Рассказы о жизни московских зданий и их обитателей — страница 22 из 74


Ленинградский вокзал, 1950-е годы


Поразила иностранца и широта русской души: «Пассажиров провожают родственники и знакомые, и при последнем звонке колокольчика расставание не обходится без многочисленных рукопожатий, обниманий и теплых слов, нередко прерываемых слезами. А иногда вся компания берет билеты, поднимается в вагон и провожает отъезжающего до следующей станции, с тем чтобы вернуться с первым обратным поездом. Мне нравится этот обычай, я нахожу его трогательным. Люди хотят еще немного насладиться обществом дорогого им человека и по возможности оттягивают горький миг разлуки. На лицах мужиков, впрочем не очень-то красивых, живописец заметит здесь выражение трогательного простодушия. Матери, жены, чьи сыновья или мужья, возможно, надолго уезжали, проявлением своего наивного и глубокого горя напоминали святых женщин с покрасневшими глазами и судорожно сжатыми от сдерживаемых рыданий губами, которых средневековые живописцы изображали на пути несения креста. В разных странах я видел много отъездов, отплытий, вокзалов, но ни в одном другом месте не было такого теплого и горестного прощания, как в России».

Не следует связывать церемонию долгого прощания на вокзале с появлением в России железной дороги. Отнюдь: то, о чем пишет Готье, было в порядке вещей еще до ее появления. Проводы друзей до московской станции отправления дилижанса, например, в Петербург, а затем и проезд провожающих с отъезжающими до первой остановки (чтобы там сойти) были вполне привычным явлением и до открытия вокзалов в обеих столицах. Таковы традиции.

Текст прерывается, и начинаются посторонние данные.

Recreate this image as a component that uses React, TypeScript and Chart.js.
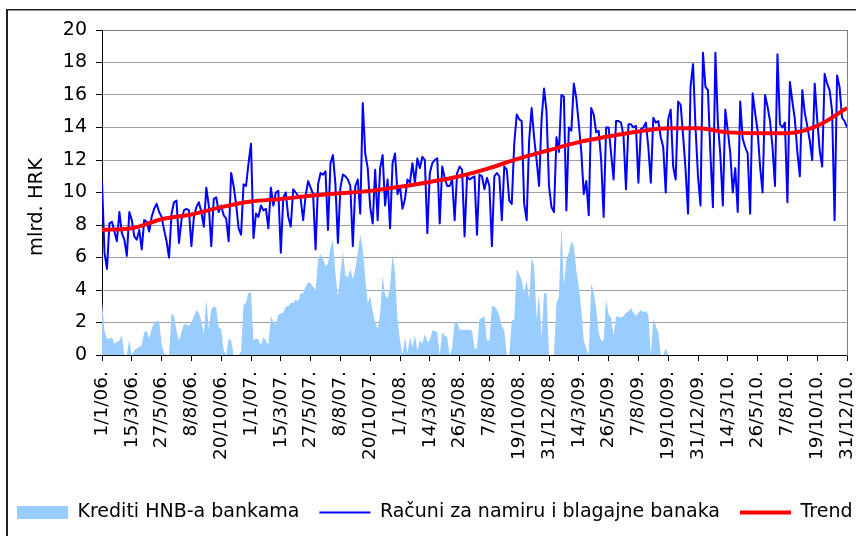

Поезд французу также понравился: «Русский поезд состоит из нескольких сцепленных вагонов, сообщающихся между собою через двери, которые по своему усмотрению открывают и закрывают пассажиры. Каждый вагон образует нечто похожее на квартиру, которую предваряет прихожая, где складывают ручную кладь и где находится туалетная комната. Это предварительное помещение выходит непосредственно на окруженную перилами открытую площадку вагона, куда снаружи можно подняться по лестнице, безусловно более удобной, чем наши подножки. Полные дров печи поддерживают в вагоне температуру пятнадцать-шестнадцать градусов. На стыках окон фетровые валики не пропускают холодный воздух и сохраняют внутреннее тепло». А вот и купе: «Вдоль стен первого помещения вагона шел широкий диван, предназначенный для тех, кто хочет спать, и для людей, привыкших сидеть, скрестив ноги по-восточному. Я предпочел дивану мягкое обитое кресло, стоявшее во втором помещении, и уютно устроился в углу. Я очутился как бы в доме на колесах, и тяготы путешествия в карете мне не грозили. Я мог встать, походить, пройти из одной комнаты в другую с той же свободой движений, каковая есть у пассажиров пароходов и коей лишен несчастный, зажатый в дилижансе, в почтовой карете или в таком вагоне, какими их еще делают во Франции». Попутчиками Готье оказались молодые русские дворяне, ехавшие на охоту. С ними французу было нескучно – он развлекался рассматриванием охотничьего снаряжения и одежды, в частности тулупов цвета светлой семги, расшитых изящными узорами. А еще в охотничьем наряде его восхитили каракулевая шапка, белые валенки, нож у пояса, составлявшие «костюм истинно азиатского изящества».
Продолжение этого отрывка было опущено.